1. all resultant pieces were convex (to optimize the pathfinder algorithm);
2. no piece was completely contained within another ("multiple-contours" problem);
3. all pieces had approximately equal dimensions (to ensure the granularity of the path throughout the basemap).


It turned out that implementation of an algorithm with all of the three properties above would be quite complex. This is why Patrick and I decided to test the pathfinder algorithm on a raw set of basemap triangles to see whether we actually needed all those optimizations.

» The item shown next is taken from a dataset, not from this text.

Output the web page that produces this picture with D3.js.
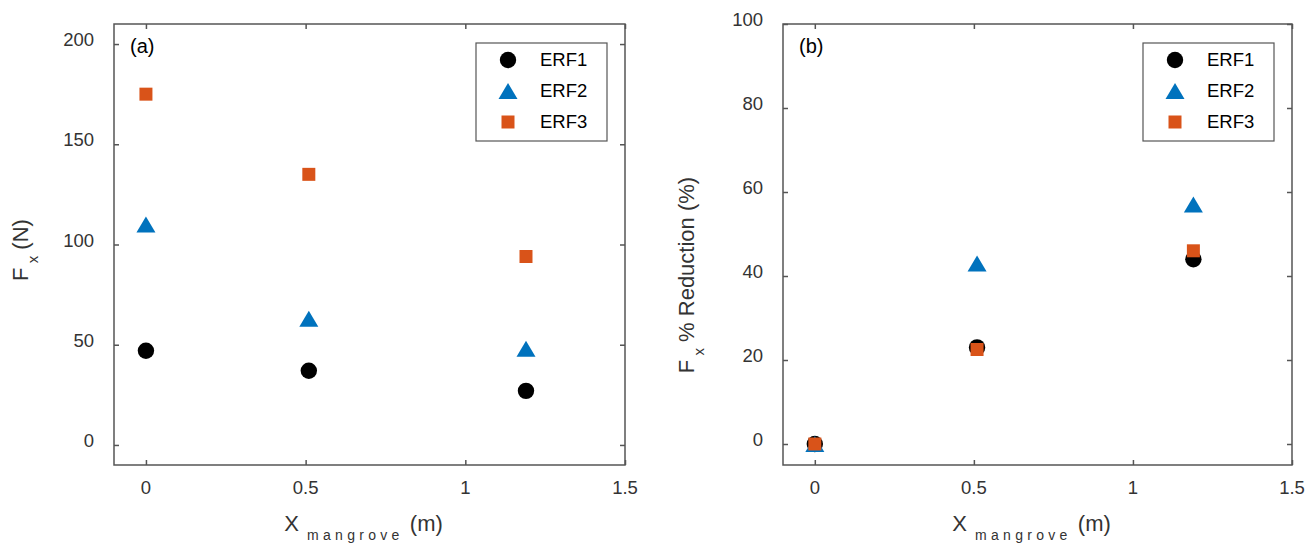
<!DOCTYPE html>
<html>
<head>
<meta charset="utf-8">
<script src="https://cdn.jsdelivr.net/npm/d3@7"></script>
<style>
  body { margin: 0; background: #fff; }
  text { font-family: "Liberation Sans", Arial, Helvetica, sans-serif; fill: #333; }
</style>
</head>
<body>
<svg id="chart" width="1312" height="547"></svg>
<script>
// data
const xMangrove = [0, 0.51, 1.19];
const seriesNames = ["ERF1", "ERF2", "ERF3"];
const forceERF1 = [47, 37, 27];
const forceERF2 = [110, 63, 48];
const forceERF3 = [175, 135, 94];
const reductionERF1 = [0, 23, 44];
const reductionERF2 = [0, 43, 57];
const reductionERF3 = [0, 22.5, 46];
const xTicks = [0, 0.5, 1, 1.5];
const forceTicks = [0, 50, 100, 150, 200];
const reductionTicks = [0, 20, 40, 60, 80, 100];

const COLORS = ["#000000", "#0072BD", "#D95319"];
const SHAPES = ["circle", "triangle", "square"];
const AXIS_COLOR = "#555";
const TICK_LEN = 5;

function markerPath(shape) {
    if (shape === "circle") return d3.symbol(d3.symbolCircle, Math.PI * 8.2 * 8.2)();
    if (shape === "square") return "M-6.5,-6.5H6.5V6.5H-6.5Z";
    // triangle centred on its bounding box
    return "M0,-8L9.5,8H-9.5Z";
}

function drawPanel(svg, opts) {
    const x = d3.scaleLinear().domain([-0.1, 1.5]).range([opts.left, opts.right]);
    const y = d3.scaleLinear().domain(opts.yDomain).range([465, 24]);
    const g = svg.append("g");

    // frame
    g.append("rect")
        .attr("x", opts.left).attr("y", 24)
        .attr("width", opts.right - opts.left).attr("height", 441)
        .attr("fill", "none").attr("stroke", AXIS_COLOR).attr("stroke-width", 1.5);

    // inward ticks on all four sides
    const fmt = d => String(d);
    g.append("g").attr("transform", `translate(0,465)`)
        .call(d3.axisBottom(x).tickValues(xTicks).tickSizeInner(-TICK_LEN).tickSizeOuter(0).tickFormat(""));
    g.append("g").attr("transform", `translate(0,24)`)
        .call(d3.axisTop(x).tickValues(xTicks).tickSizeInner(-TICK_LEN).tickSizeOuter(0).tickFormat(""));
    g.append("g").attr("transform", `translate(${opts.left},0)`)
        .call(d3.axisLeft(y).tickValues(opts.yTicks).tickSizeInner(-TICK_LEN).tickSizeOuter(0).tickFormat(""));
    g.append("g").attr("transform", `translate(${opts.right},0)`)
        .call(d3.axisRight(y).tickValues(opts.yTicks).tickSizeInner(-TICK_LEN).tickSizeOuter(0).tickFormat(""));
    g.selectAll(".domain").remove();
    g.selectAll(".tick line").attr("stroke", AXIS_COLOR).attr("stroke-width", 1.5);

    // tick labels
    g.append("g").selectAll("text")
        .data(xTicks).enter().append("text")
        .attr("x", d => x(d)).attr("y", 494)
        .attr("text-anchor", "middle").attr("font-size", 18.5)
        .text(fmt);
    g.append("g").selectAll("text")
        .data(opts.yTicks).enter().append("text")
        .attr("x", opts.left - 20).attr("y", d => y(d) + 2)
        .attr("text-anchor", "end").attr("font-size", 18.5)
        .text(fmt);

    // axis titles
    const xt = g.append("text")
        .attr("x", (opts.left + opts.right) / 2 - 6).attr("y", 531)
        .attr("text-anchor", "middle").attr("font-size", 22);
    xt.append("tspan").text("X");
    xt.append("tspan").attr("dy", 9).attr("font-size", 14).attr("letter-spacing", 4.3).text(" mangrove");
    xt.append("tspan").attr("dy", -9).text(" (m)");

    const yt = g.append("text")
        .attr("transform", `translate(${opts.yTitleX},${opts.yTitleY}) rotate(-90)`)
        .attr("text-anchor", "middle").attr("font-size", 22);
    yt.append("tspan").text("F");
    yt.append("tspan").attr("dy", 10).attr("font-size", 15).text(" x");
    yt.append("tspan").attr("dy", -10).text(opts.yTitleRest);

    // panel tag
    g.append("text")
        .attr("x", opts.left + 16).attr("y", 53)
        .attr("font-size", 20).style("fill", "#000")
        .text(opts.tag);

    // markers, drawn in series order so squares end on top
    opts.series.forEach((vals, i) => {
        g.append("g").selectAll("path")
            .data(vals).enter().append("path")
            .attr("d", markerPath(SHAPES[i]))
            .attr("transform", (d, j) => `translate(${x(xMangrove[j])},${y(d)})`)
            .attr("fill", COLORS[i]);
    });

    // legend
    const lx = opts.right - 149, ly = 43;
    const leg = g.append("g");
    leg.append("rect")
        .attr("x", lx).attr("y", ly).attr("width", 131).attr("height", 98)
        .attr("fill", "#fff").attr("stroke", AXIS_COLOR).attr("stroke-width", 1.2);
    seriesNames.forEach((name, i) => {
        const cy = ly + 17 + i * 31;
        leg.append("path")
            .attr("d", markerPath(SHAPES[i]))
            .attr("transform", `translate(${lx + 32},${cy})`)
            .attr("fill", COLORS[i]);
        leg.append("text")
            .attr("x", lx + 64).attr("y", cy + 6)
            .attr("font-size", 18.5).style("fill", "#000")
            .text(name);
    });
}

const svg = d3.select("#chart");

drawPanel(svg, {
    left: 114, right: 625,
    yDomain: [-10, 210], yTicks: forceTicks,
    series: [forceERF1, forceERF2, forceERF3],
    tag: "(a)",
    yTitleX: 28, yTitleY: 250, yTitleRest: " (N)"
});

drawPanel(svg, {
    left: 783, right: 1292,
    yDomain: [-5, 100], yTicks: reductionTicks,
    series: [reductionERF1, reductionERF2, reductionERF3],
    tag: "(b)",
    yTitleX: 694, yTitleY: 275, yTitleRest: " % Reduction (%)"
});
</script>
</body>
</html>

Now, I recommend that we forget about requirements (1) and (3) for now, and simply make sure that we have a relatively small number of pieces of the same type such that no piece is completely contained within another. This is a simpler problem, I have thoughts how to solve it, and I will try to have a working solution by Tuesday.

Vitaly


Patrick Nichols wrote:


It does turn out from a memory perspective that my implementation would greatly benefit from collecting triangles into spaces.

yes, absolutely.  this is something we've planned to do
from the beginning.  indeed, my estimate is that we can
represent all exterior spaces with something like a
thousand non-convex contours, each of which has the same
space type throughout (sidewalk, road, grass, etc.) and
each of which is the union of tens or hundreds of triangles.

vitaly, comments on feasibility of doing this in the near term?